→ DESCRIPTION OF THE TASK
Begin with the first line of the material and copy each line word for word through the line that contains "const xTicks = [400, 450, 500, 550, 600, 650, 700];"; the pictures are left out.

→ INFORMATION SUPPLIED
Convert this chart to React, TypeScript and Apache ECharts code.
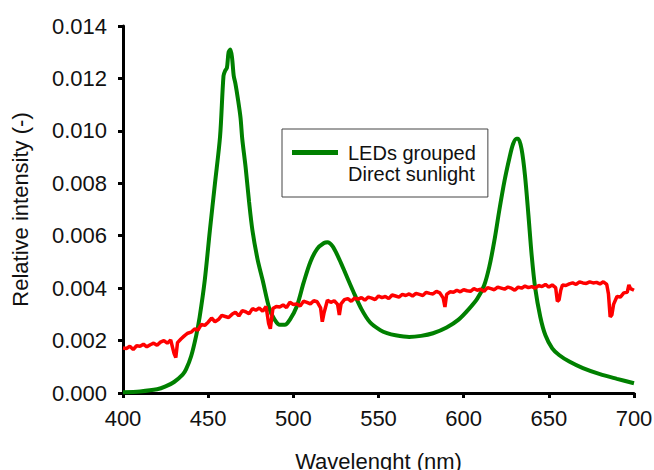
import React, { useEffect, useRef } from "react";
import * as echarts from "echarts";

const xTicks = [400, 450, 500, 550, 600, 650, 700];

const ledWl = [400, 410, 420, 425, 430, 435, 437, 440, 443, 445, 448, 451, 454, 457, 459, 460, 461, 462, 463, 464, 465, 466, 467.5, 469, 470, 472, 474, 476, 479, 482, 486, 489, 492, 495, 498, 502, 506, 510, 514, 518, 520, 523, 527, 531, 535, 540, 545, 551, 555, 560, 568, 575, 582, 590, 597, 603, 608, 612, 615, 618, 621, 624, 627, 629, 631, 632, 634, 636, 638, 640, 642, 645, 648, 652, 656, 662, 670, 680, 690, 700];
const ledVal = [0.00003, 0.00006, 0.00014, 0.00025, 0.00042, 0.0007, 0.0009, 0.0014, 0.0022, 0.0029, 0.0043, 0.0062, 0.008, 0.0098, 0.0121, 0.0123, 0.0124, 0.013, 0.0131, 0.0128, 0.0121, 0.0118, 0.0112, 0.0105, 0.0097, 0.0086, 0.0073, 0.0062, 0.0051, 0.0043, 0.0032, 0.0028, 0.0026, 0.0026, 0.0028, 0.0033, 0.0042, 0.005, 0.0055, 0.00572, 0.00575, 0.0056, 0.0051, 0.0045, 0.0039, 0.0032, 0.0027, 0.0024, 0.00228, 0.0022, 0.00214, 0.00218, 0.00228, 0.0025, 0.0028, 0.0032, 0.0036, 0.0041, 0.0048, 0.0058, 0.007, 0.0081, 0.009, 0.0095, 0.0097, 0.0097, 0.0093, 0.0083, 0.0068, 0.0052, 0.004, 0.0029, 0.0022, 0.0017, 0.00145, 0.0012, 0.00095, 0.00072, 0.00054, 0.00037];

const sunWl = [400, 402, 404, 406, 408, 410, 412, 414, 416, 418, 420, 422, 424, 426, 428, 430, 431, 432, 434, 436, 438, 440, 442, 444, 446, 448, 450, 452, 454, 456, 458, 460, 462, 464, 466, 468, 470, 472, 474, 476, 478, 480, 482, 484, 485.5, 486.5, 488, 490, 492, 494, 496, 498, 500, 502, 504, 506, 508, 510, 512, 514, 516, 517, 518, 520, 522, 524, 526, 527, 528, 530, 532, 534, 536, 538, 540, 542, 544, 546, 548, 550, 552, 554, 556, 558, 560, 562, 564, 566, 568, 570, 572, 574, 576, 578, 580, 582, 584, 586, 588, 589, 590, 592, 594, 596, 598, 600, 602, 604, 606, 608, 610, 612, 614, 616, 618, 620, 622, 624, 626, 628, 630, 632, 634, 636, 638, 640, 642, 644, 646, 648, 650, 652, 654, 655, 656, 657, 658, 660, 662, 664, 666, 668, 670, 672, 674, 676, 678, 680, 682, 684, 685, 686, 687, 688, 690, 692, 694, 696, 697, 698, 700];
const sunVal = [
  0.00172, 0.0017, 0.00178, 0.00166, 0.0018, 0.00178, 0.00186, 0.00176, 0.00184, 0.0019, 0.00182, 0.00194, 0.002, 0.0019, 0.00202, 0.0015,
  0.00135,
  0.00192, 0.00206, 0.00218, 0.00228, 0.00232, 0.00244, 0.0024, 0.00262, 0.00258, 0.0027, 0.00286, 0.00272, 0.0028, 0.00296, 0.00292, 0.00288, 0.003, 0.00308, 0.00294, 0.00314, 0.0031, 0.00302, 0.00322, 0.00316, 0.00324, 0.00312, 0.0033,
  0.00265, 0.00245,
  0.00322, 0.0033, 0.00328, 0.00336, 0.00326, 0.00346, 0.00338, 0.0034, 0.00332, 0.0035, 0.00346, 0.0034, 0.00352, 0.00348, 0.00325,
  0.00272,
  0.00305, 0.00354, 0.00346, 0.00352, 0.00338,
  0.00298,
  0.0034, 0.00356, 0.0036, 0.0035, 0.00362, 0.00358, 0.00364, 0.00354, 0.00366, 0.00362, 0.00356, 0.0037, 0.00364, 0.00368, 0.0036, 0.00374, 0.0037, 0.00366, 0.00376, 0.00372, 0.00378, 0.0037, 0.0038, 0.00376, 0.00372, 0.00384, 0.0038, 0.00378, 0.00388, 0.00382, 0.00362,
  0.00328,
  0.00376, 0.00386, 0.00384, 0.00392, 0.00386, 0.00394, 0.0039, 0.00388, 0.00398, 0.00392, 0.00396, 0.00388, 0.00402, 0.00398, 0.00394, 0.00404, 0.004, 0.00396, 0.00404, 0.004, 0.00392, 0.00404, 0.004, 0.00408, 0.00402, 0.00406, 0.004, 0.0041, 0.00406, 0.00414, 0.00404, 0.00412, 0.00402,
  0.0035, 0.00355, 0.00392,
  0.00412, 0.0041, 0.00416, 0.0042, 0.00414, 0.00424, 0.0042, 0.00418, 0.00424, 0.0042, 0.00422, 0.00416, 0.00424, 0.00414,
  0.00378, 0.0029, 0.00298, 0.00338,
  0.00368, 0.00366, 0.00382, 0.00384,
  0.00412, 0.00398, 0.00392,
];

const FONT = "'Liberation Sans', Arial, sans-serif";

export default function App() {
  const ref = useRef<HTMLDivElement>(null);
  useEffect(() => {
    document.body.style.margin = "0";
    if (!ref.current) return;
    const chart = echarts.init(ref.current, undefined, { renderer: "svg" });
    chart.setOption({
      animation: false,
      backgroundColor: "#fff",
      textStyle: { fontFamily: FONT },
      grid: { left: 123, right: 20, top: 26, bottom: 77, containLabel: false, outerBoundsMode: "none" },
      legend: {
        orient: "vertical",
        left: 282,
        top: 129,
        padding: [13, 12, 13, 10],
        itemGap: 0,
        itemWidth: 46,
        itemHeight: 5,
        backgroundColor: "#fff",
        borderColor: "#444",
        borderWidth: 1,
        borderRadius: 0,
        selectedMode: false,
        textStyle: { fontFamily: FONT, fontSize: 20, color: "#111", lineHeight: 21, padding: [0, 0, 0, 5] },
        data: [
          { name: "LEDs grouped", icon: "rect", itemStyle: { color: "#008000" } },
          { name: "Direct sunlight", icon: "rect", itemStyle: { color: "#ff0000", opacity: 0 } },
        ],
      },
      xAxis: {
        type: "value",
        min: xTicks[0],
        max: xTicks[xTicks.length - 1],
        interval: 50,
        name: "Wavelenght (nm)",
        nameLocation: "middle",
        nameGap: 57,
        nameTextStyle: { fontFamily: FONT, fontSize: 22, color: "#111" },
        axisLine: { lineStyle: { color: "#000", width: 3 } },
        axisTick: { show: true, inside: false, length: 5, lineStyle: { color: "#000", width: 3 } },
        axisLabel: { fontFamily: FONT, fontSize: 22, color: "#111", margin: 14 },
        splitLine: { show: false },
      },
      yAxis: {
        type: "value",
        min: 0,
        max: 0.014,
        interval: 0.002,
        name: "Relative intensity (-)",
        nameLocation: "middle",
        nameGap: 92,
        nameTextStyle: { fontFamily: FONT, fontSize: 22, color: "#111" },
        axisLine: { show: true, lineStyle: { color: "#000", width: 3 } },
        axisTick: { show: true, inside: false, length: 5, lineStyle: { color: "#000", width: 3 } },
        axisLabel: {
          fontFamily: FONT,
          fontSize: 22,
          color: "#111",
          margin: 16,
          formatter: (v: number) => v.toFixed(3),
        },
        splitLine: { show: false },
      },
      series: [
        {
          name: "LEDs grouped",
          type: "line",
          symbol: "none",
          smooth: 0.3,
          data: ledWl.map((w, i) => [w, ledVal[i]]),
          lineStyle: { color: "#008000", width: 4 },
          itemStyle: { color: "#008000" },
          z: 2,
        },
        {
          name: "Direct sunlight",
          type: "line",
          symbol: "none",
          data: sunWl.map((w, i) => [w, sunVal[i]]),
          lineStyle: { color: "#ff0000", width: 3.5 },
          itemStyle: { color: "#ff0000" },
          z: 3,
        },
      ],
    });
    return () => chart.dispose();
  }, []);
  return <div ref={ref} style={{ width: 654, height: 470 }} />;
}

→ CORRECT OUTPUT
Convert this chart to React, TypeScript and Apache ECharts code.
import React, { useEffect, useRef } from "react";
import * as echarts from "echarts";

const xTicks = [400, 450, 500, 550, 600, 650, 700];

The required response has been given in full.